Requirement. All records must be quoted exactly. Omit the pictures.

Record set.
###

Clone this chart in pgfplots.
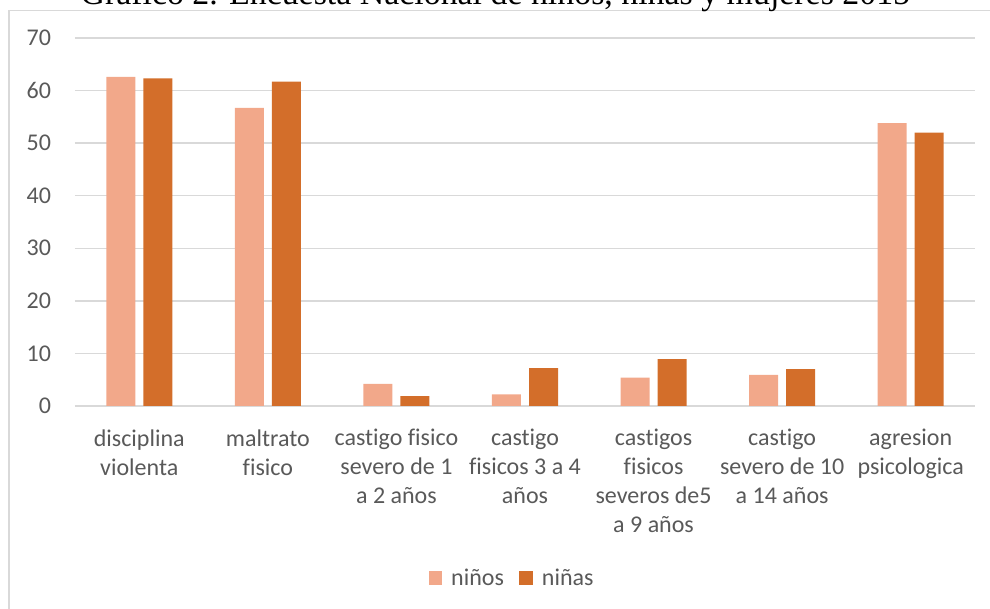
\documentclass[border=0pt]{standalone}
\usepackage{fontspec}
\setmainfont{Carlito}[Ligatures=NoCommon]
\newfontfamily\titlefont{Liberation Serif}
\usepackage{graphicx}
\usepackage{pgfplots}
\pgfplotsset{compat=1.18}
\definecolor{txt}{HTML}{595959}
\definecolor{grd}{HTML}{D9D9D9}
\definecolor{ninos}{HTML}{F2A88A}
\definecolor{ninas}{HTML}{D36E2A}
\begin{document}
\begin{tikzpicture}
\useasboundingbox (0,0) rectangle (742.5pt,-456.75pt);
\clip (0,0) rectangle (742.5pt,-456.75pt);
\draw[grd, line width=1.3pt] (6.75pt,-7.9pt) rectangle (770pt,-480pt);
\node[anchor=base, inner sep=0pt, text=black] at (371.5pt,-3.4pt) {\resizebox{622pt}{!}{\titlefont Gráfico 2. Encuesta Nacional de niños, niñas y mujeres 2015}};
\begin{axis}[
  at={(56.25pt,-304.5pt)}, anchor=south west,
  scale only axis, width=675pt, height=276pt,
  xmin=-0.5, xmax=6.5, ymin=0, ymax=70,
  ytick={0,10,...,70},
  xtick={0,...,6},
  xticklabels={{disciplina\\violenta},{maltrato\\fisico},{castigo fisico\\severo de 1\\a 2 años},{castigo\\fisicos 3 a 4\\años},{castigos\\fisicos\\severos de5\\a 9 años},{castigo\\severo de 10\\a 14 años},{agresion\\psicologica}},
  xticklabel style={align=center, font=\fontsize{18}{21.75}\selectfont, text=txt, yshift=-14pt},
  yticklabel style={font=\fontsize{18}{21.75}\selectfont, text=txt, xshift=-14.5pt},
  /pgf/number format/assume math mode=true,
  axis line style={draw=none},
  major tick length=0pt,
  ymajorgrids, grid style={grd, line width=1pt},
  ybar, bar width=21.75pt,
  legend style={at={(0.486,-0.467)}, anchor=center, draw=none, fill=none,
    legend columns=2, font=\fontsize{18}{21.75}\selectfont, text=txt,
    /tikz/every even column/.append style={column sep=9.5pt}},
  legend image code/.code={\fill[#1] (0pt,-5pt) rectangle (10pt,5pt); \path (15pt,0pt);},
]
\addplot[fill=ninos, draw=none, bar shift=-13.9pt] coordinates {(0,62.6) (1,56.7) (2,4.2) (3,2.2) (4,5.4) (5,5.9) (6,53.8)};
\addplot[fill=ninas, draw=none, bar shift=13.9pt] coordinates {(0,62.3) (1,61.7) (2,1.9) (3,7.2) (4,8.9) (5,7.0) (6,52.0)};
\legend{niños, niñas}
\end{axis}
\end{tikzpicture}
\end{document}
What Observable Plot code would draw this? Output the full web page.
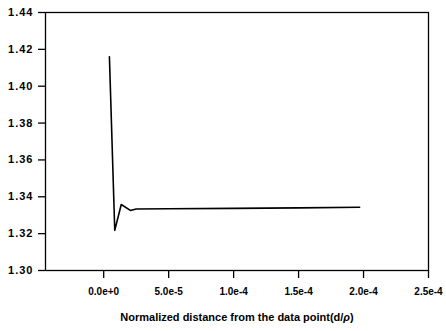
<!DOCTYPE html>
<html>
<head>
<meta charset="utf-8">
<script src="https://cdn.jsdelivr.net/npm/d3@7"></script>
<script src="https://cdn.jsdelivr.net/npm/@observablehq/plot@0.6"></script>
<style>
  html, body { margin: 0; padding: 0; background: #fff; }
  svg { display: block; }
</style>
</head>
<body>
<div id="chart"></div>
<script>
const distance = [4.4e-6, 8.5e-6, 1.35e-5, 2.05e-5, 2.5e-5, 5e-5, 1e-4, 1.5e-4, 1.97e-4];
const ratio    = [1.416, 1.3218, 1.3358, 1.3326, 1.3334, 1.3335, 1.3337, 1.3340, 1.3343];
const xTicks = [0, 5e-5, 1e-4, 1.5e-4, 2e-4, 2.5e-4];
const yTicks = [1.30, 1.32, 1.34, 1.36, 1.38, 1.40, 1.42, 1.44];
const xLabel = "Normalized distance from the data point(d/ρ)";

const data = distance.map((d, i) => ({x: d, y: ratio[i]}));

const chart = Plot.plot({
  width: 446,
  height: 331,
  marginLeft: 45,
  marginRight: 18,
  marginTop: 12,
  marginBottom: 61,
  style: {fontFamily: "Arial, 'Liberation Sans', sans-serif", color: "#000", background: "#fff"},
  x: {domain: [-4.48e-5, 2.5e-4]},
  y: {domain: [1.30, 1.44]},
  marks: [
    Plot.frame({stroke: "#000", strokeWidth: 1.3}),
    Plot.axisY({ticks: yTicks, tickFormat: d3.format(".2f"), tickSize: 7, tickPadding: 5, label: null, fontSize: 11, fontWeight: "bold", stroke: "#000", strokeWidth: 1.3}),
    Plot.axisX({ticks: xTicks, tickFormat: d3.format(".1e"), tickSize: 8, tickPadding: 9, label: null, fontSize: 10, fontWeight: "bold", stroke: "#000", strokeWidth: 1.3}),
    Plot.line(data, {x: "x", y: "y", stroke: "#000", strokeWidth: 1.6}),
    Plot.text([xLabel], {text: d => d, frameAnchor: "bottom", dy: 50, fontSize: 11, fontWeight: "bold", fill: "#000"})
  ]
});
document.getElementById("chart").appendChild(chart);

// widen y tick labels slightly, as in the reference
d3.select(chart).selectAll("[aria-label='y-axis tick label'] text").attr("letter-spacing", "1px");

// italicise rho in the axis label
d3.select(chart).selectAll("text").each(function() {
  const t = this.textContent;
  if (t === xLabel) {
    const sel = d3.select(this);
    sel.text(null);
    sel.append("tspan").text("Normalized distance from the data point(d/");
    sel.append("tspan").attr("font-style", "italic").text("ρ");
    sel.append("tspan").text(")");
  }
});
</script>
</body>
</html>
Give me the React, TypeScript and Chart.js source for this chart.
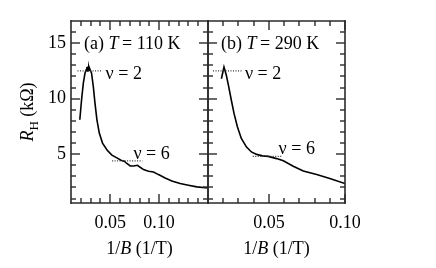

###

Result of the task.
Clone this chart in pgfplots.
\documentclass[border=0pt]{standalone}
\usepackage{fontspec}
\setmainfont{Carlito}[Ligatures=NoCommon]
\newfontfamily\titlefont{Liberation Serif}
\usepackage{graphicx}
\usepackage{pgfplots}
\pgfplotsset{compat=1.18}
\definecolor{txt}{HTML}{595959}
\definecolor{grd}{HTML}{D9D9D9}
\definecolor{ninos}{HTML}{F2A88A}
\definecolor{ninas}{HTML}{D36E2A}
\begin{document}
\begin{tikzpicture}
\useasboundingbox (0,0) rectangle (742.5pt,-456.75pt);
\clip (0,0) rectangle (742.5pt,-456.75pt);
\draw[grd, line width=1.3pt] (6.75pt,-7.9pt) rectangle (770pt,-480pt);
\node[anchor=base, inner sep=0pt, text=black] at (371.5pt,-3.4pt) {\resizebox{622pt}{!}{\titlefont Gráfico 2. Encuesta Nacional de niños, niñas y mujeres 2015}};
\begin{axis}[
  at={(56.25pt,-304.5pt)}, anchor=south west,
  scale only axis, width=675pt, height=276pt,
  xmin=-0.5, xmax=6.5, ymin=0, ymax=70,
  ytick={0,10,...,70},
  xtick={0,...,6},
  xticklabels={{disciplina\\violenta},{maltrato\\fisico},{castigo fisico\\severo de 1\\a 2 años},{castigo\\fisicos 3 a 4\\años},{castigos\\fisicos\\severos de5\\a 9 años},{castigo\\severo de 10\\a 14 años},{agresion\\psicologica}},
  xticklabel style={align=center, font=\fontsize{18}{21.75}\selectfont, text=txt, yshift=-14pt},
  yticklabel style={font=\fontsize{18}{21.75}\selectfont, text=txt, xshift=-14.5pt},
  /pgf/number format/assume math mode=true,
  axis line style={draw=none},
  major tick length=0pt,
  ymajorgrids, grid style={grd, line width=1pt},
  ybar, bar width=21.75pt,
  legend style={at={(0.486,-0.467)}, anchor=center, draw=none, fill=none,
    legend columns=2, font=\fontsize{18}{21.75}\selectfont, text=txt,
    /tikz/every even column/.append style={column sep=9.5pt}},
  legend image code/.code={\fill[#1] (0pt,-5pt) rectangle (10pt,5pt); \path (15pt,0pt);},
]
\addplot[fill=ninos, draw=none, bar shift=-13.9pt] coordinates {(0,62.6) (1,56.7) (2,4.2) (3,2.2) (4,5.4) (5,5.9) (6,53.8)};
\addplot[fill=ninas, draw=none, bar shift=13.9pt] coordinates {(0,62.3) (1,61.7) (2,1.9) (3,7.2) (4,8.9) (5,7.0) (6,52.0)};
\legend{niños, niñas}
\end{axis}
\end{tikzpicture}
\end{document}
What Observable Plot code would draw this? Output the full web page.
<!DOCTYPE html>
<html>
<head>
<meta charset="utf-8">
<script src="https://cdn.jsdelivr.net/npm/d3@7"></script>
<script src="https://cdn.jsdelivr.net/npm/@observablehq/plot@0.6"></script>
<style>
  html, body { margin: 0; padding: 0; background: #fff; }
  svg { display: block; }
</style>
</head>
<body>
<div id="chart"></div>
<script>
const distance = [4.4e-6, 8.5e-6, 1.35e-5, 2.05e-5, 2.5e-5, 5e-5, 1e-4, 1.5e-4, 1.97e-4];
const ratio    = [1.416, 1.3218, 1.3358, 1.3326, 1.3334, 1.3335, 1.3337, 1.3340, 1.3343];
const xTicks = [0, 5e-5, 1e-4, 1.5e-4, 2e-4, 2.5e-4];
const yTicks = [1.30, 1.32, 1.34, 1.36, 1.38, 1.40, 1.42, 1.44];
const xLabel = "Normalized distance from the data point(d/ρ)";

const data = distance.map((d, i) => ({x: d, y: ratio[i]}));

const chart = Plot.plot({
  width: 446,
  height: 331,
  marginLeft: 45,
  marginRight: 18,
  marginTop: 12,
  marginBottom: 61,
  style: {fontFamily: "Arial, 'Liberation Sans', sans-serif", color: "#000", background: "#fff"},
  x: {domain: [-4.48e-5, 2.5e-4]},
  y: {domain: [1.30, 1.44]},
  marks: [
    Plot.frame({stroke: "#000", strokeWidth: 1.3}),
    Plot.axisY({ticks: yTicks, tickFormat: d3.format(".2f"), tickSize: 7, tickPadding: 5, label: null, fontSize: 11, fontWeight: "bold", stroke: "#000", strokeWidth: 1.3}),
    Plot.axisX({ticks: xTicks, tickFormat: d3.format(".1e"), tickSize: 8, tickPadding: 9, label: null, fontSize: 10, fontWeight: "bold", stroke: "#000", strokeWidth: 1.3}),
    Plot.line(data, {x: "x", y: "y", stroke: "#000", strokeWidth: 1.6}),
    Plot.text([xLabel], {text: d => d, frameAnchor: "bottom", dy: 50, fontSize: 11, fontWeight: "bold", fill: "#000"})
  ]
});
document.getElementById("chart").appendChild(chart);

// widen y tick labels slightly, as in the reference
d3.select(chart).selectAll("[aria-label='y-axis tick label'] text").attr("letter-spacing", "1px");

// italicise rho in the axis label
d3.select(chart).selectAll("text").each(function() {
  const t = this.textContent;
  if (t === xLabel) {
    const sel = d3.select(this);
    sel.text(null);
    sel.append("tspan").text("Normalized distance from the data point(d/");
    sel.append("tspan").attr("font-style", "italic").text("ρ");
    sel.append("tspan").text(")");
  }
});
</script>
</body>
</html>
Give me the React, TypeScript and Chart.js source for this chart.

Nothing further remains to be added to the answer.